Data extract:
"""
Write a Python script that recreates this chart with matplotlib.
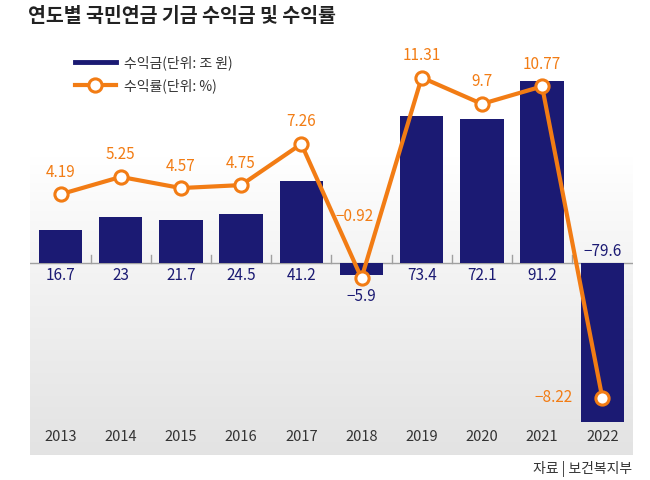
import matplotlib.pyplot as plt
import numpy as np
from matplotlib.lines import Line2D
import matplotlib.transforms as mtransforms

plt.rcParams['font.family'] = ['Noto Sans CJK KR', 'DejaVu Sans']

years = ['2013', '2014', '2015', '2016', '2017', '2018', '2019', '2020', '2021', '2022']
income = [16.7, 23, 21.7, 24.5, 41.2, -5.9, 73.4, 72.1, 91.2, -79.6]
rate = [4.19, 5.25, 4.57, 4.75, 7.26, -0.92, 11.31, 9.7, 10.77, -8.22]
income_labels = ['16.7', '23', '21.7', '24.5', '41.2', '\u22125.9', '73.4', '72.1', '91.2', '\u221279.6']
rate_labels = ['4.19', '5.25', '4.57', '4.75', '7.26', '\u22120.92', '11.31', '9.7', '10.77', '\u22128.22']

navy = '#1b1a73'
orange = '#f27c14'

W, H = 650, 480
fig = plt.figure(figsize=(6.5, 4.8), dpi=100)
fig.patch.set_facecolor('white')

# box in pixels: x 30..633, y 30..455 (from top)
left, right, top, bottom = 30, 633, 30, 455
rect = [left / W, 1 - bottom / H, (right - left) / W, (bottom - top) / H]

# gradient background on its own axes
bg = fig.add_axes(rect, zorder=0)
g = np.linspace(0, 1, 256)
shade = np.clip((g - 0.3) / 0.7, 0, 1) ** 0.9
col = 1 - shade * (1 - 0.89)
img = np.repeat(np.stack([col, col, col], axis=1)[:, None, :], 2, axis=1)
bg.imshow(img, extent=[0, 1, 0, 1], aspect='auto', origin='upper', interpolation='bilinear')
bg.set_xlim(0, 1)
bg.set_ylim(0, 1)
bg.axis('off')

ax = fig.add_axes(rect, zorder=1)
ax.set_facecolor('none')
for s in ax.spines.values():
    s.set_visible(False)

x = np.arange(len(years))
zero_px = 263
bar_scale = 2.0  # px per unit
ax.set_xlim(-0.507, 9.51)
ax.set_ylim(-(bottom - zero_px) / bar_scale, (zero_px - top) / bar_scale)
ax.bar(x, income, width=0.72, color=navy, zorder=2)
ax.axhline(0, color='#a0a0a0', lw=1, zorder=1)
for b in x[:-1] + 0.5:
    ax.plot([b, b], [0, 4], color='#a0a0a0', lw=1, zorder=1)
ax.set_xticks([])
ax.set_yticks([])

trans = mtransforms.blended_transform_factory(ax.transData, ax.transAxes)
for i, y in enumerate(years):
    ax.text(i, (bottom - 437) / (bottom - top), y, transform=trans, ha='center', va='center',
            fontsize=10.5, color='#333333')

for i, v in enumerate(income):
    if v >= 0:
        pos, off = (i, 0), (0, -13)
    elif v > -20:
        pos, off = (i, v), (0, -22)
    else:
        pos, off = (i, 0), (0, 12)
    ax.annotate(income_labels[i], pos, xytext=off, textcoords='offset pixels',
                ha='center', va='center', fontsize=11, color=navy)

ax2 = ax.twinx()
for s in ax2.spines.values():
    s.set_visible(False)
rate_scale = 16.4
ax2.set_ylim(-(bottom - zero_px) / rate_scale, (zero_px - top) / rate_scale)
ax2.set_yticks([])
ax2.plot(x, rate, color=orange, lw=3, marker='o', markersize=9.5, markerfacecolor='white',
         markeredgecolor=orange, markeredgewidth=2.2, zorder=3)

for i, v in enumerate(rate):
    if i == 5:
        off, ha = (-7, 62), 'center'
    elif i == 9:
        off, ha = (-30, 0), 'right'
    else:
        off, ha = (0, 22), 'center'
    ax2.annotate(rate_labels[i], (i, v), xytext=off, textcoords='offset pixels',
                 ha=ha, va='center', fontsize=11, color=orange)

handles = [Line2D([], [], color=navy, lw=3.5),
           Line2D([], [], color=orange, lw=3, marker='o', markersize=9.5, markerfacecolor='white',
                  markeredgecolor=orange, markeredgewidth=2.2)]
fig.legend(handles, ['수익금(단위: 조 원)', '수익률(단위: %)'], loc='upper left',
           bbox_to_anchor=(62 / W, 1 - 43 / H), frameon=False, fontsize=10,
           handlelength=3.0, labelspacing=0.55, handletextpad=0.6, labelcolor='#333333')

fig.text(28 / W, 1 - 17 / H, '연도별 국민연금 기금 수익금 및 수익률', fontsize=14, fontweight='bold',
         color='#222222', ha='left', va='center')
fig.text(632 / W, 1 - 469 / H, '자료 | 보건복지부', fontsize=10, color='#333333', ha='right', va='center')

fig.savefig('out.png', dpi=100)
"""
Short exercise: Write out the lines from the start of the material to the line with "ax.set_yticks([])", inclusive and exactly. Skip the pictures.

Output of the task:
Write a Python script that recreates this chart with matplotlib.
import matplotlib.pyplot as plt
import numpy as np
from matplotlib.lines import Line2D
import matplotlib.transforms as mtransforms

plt.rcParams['font.family'] = ['Noto Sans CJK KR', 'DejaVu Sans']

years = ['2013', '2014', '2015', '2016', '2017', '2018', '2019', '2020', '2021', '2022']
income = [16.7, 23, 21.7, 24.5, 41.2, -5.9, 73.4, 72.1, 91.2, -79.6]
rate = [4.19, 5.25, 4.57, 4.75, 7.26, -0.92, 11.31, 9.7, 10.77, -8.22]
income_labels = ['16.7', '23', '21.7', '24.5', '41.2', '\u22125.9', '73.4', '72.1', '91.2', '\u221279.6']
rate_labels = ['4.19', '5.25', '4.57', '4.75', '7.26', '\u22120.92', '11.31', '9.7', '10.77', '\u22128.22']

navy = '#1b1a73'
orange = '#f27c14'

W, H = 650, 480
fig = plt.figure(figsize=(6.5, 4.8), dpi=100)
fig.patch.set_facecolor('white')

# box in pixels: x 30..633, y 30..455 (from top)
left, right, top, bottom = 30, 633, 30, 455
rect = [left / W, 1 - bottom / H, (right - left) / W, (bottom - top) / H]

# gradient background on its own axes
bg = fig.add_axes(rect, zorder=0)
g = np.linspace(0, 1, 256)
shade = np.clip((g - 0.3) / 0.7, 0, 1) ** 0.9
col = 1 - shade * (1 - 0.89)
img = np.repeat(np.stack([col, col, col], axis=1)[:, None, :], 2, axis=1)
bg.imshow(img, extent=[0, 1, 0, 1], aspect='auto', origin='upper', interpolation='bilinear')
bg.set_xlim(0, 1)
bg.set_ylim(0, 1)
bg.axis('off')

ax = fig.add_axes(rect, zorder=1)
ax.set_facecolor('none')
for s in ax.spines.values():
    s.set_visible(False)

x = np.arange(len(years))
zero_px = 263
bar_scale = 2.0  # px per unit
ax.set_xlim(-0.507, 9.51)
ax.set_ylim(-(bottom - zero_px) / bar_scale, (zero_px - top) / bar_scale)
ax.bar(x, income, width=0.72, color=navy, zorder=2)
ax.axhline(0, color='#a0a0a0', lw=1, zorder=1)
for b in x[:-1] + 0.5:
    ax.plot([b, b], [0, 4], color='#a0a0a0', lw=1, zorder=1)
ax.set_xticks([])
ax.set_yticks([])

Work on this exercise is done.